MANILA, Philippines - Net inflow of foreign direct investments (FDI) plunged in February from a year ago as unfavorable developments overseas weighed on investor sentiment.
The Bangko Sentral ng Pilipinas (BSP) said FDI net inflow amounted to $97 million in February, down over 70% from the $326 million recorded in the same month last year.
This brought net inflows for the first 2 months to $304 million, a 39% decline from $496 million last year.
"Investor sentiment was subdued on account of unrest in some parts of the Middle East and North Africa, sovereign debt concerns in some European economies, as well as expectations of monetary tightening in Asia amid inflationary concerns," BSP Governor Amando Tetangco Jr. said in a statement.

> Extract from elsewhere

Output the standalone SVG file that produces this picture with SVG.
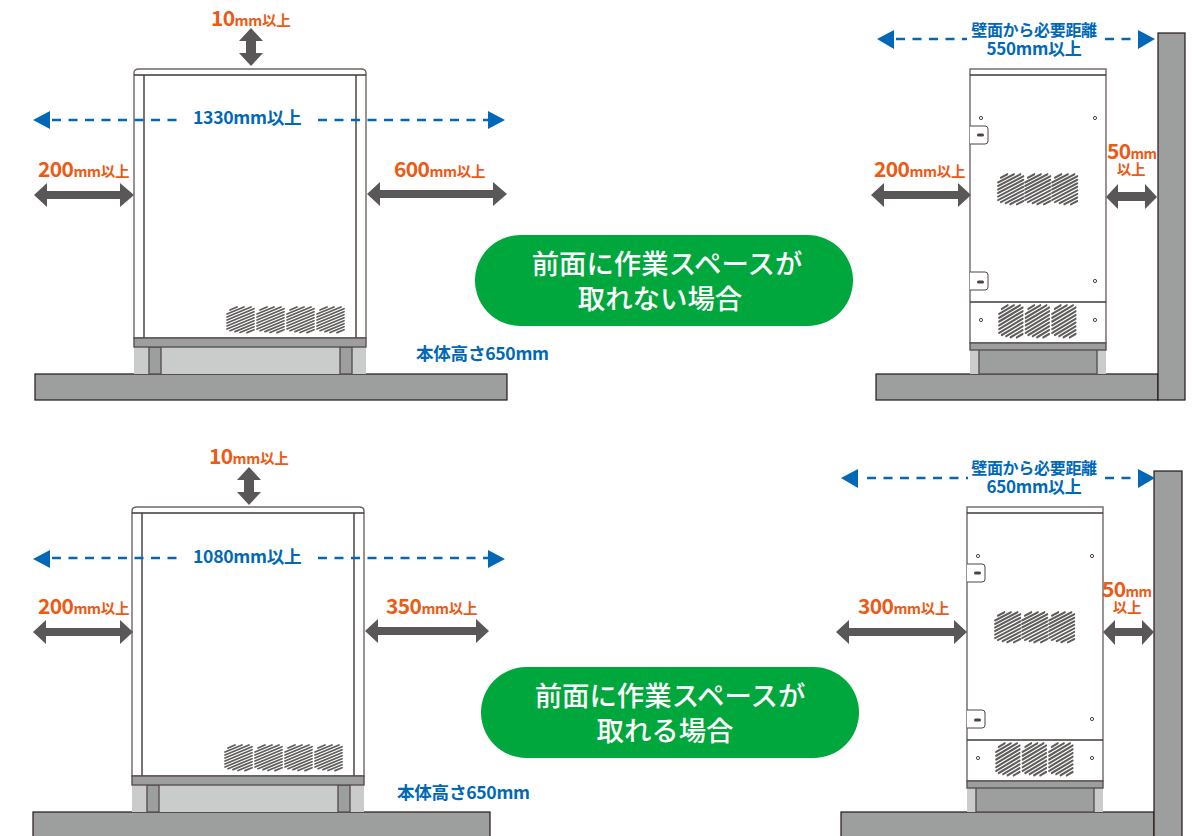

Equity capital registered a net inflow of $10 million in February, down from year-ago net inflow of $76 million. The bulk of these inflows originated from the United States, Singapore, Japan, Hong Kong, and Germany.
Net FDI, portfolio inflows, and remittances from Filipinos working and living overseas help keep the country's balance of payments (BOP) in surplus.
The central bank revised its estimate for balance of payments surplus this year to $6.7 billion from a range of $6 billion to $8 billion. The Philippines posted a record balance of payments surplus of $14.4 billion in 2010, boosted by strong portfolio inflows.